Avec la méthode mise en œuvre et le constat posé, il aurait été particulièrement étonnant de déboucher sur des propositions ne prenant pas en compte les besoins des citoyens et les attentes des acteurs. Le rapport propose donc à la fois une ligne directrice, axée sur une nouvelle offre d’accompagnement centrée sur le maintien à domicile, et un chiffrage de 9 milliards d’euros d’ici 2025. Le rapport ose également évoquer un « nouveau risque de protection sociale » qui devra donc être débattu lors du projet de loi de financement de la Sécurité sociale, tout en évitant de parler d’une cinquième branche. Le rapport Libault évoque cette ligne directrice en la déclinant en cinq axes, 175 propositions au total dont 10 propositions clés, dont nous rappelons ici les principales : 

  • la création d’un guichet unique pour les personnes âgées dans chaque département, avec la mise en place de Maisons des aînés et des aidants ;
  • un plan national pour les métiers du grand âge ;
  • un soutien financier de 550 millions d’euros pour les services d’aide et d’accompagnement à domicile ;
  • une hausse de 25% (par rapport à 2015) du taux d’encadrement des Ehpad d’ici à 2024 ;
  • un plan de rénovation des locaux de 3 milliards d’euros sur dix ans pour les Ehpad et les résidences autonomie ;
  • l’amélioration de la qualité de l’accompagnement et l’amorce d’une restructuration de l’offre, en y consacrant 300 millions d’euros par an ;
  • une baisse du reste à charge mensuel de 300 euros en établissement pour les personnes modestes (gagnant de 1000 à 1600 euros par mois) ;
  • une mobilisation nationale pour la prévention de la perte d’autonomie ;
  • l’indemnisation du congé du proche aidant et la négociation obligatoire dans les branches professionnelles.

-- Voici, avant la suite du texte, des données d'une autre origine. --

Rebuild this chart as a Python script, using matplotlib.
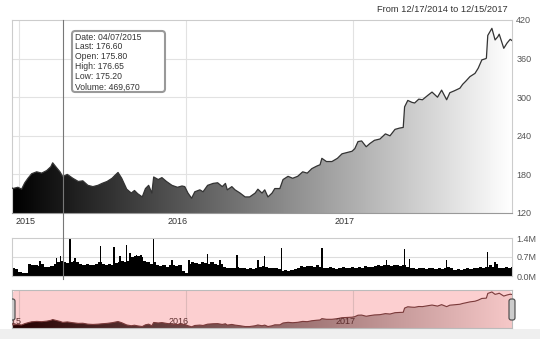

Une ligne directrice, une nouvelle offre, un chiffrage courageux, là encore, le rapport Libault a globalement rempli son contrat et mis sur les rails une base de débat de nature à apporter une véritable réponse au sujet protéiforme de la révolution démographique.

Trois points à approfondir

Néanmoins, trois sujets nous semblent demeurer en attente d’une réponse plus développée. 

Dans la droite ligne de notre analyse concernant le constat établi par le rapport, et tout en rappelant que ce dernier n’est pas muet sur le sujet, il nous apparaît qu’un travail encore plus approfondi pourrait être proposé afin de répondre à la question des différences territoriales, différences qui immanquablement empêcheront la mise en place d’un modèle plancher réel. Vieillir au cœur d’une métropole, en zone rurale ou en montagne, ce n’est pas la même chose. L’accès aux services, à la mobilité, l’offre de structures d’accueil, le coût d’hébergement diffèrent selon les territoires et cette différence devra être intégrée dans les réponses au sein d’une réflexion qui tiendra forcément plus de l’équité que de l’égalité territoriale. 

Nous remarquons également l’absence de référence à la question de la complémentaire. Si nous sommes partisans d’un rôle central dévolu à la solidarité nationale, il nous semble que la question de la complémentaire doit être posée pour, notamment, amplifier certaines propositions. Ainsi, l’objectif de baisse du reste à charge de 300 euros nous semble assez limité quand le reste à charge moyen, après aides et réduction d’impôt pour une personne âgée en perte d’autonomie vivant en Ehpad, est de 1850 euros par mois et que le montant de la retraite moyenne en France est de 1389 euros bruts. Nous comprenons bien que cette question doit amener l’ensemble des acteurs des secteurs assurantiel ou mutualiste à engager un échange pour s’accorder, mais ce sujet ne peut rester en dehors des débats, d’autant plus dans une période où des décisions aux conséquences budgétaires importantes sont annoncées par le président de la République afin de répondre aux problématiques soulevées par la crise des « gilets jaunes ».

Enfin, la question de la dichotomie entre les annonces et les financements dévolus devra également être abordée. Si le modèle basé sur le maintien à domicile est mis en avant – ce à quoi nous souscrivons –, il apparaît que les propositions budgétaires sont plus principalement fléchées en direction du soutien aux structures d’accueil. Si nous voulons éviter une forte déception, le financement de l’évolution du modèle devra être à la mesure du changement de paradigme annoncé.

Conclusion

Ce rapport – par l’ampleur de la concertation l’ayant accompagné, la justesse du constat posé et l’intérêt des propositions émises – nous semble de nature à engager un débat public sur des bases susceptibles de restaurer la confiance des citoyens et des acteurs. Le développement d’une société française capable de faire des seniors des citoyens comme les autres ne semble plus hors de portée, et c’est un élément structurant pour les décennies à venir. Mais un rapport, aussi pertinent soit-il, ne fait pas une loi. C’est maintenant qu’il va falloir défendre ce qui nous semble essentiel afin de s’assurer que le futur projet est à la hauteur des espoirs suscités par ce document et d’engager ce qui peut l’être sans intervention législative. 

Et après ? 

Afin de participer à la priorisation des propositions et pour défendre une vision du futur incluant à la fois la question territoriale et celle du financement complémentaire, la Fondation Jean-Jaurès engagera un travail préparatoire qui s’organisera autour de deux axes :

  • une série d’auditions d’acteurs (notamment de collectivités locales et du financement) afin d’aller plus loin sur les propositions qu’il nous semble primordial d’intégrer dans le futur texte ;
  • l’organisation de débats décentralisés, semblables à ceux organisés dans le cadre de la prochaine réforme des retraites, dans des territoires représentatifs de la diversité des situations, afin de mettre en discussion les propositions issues des auditions.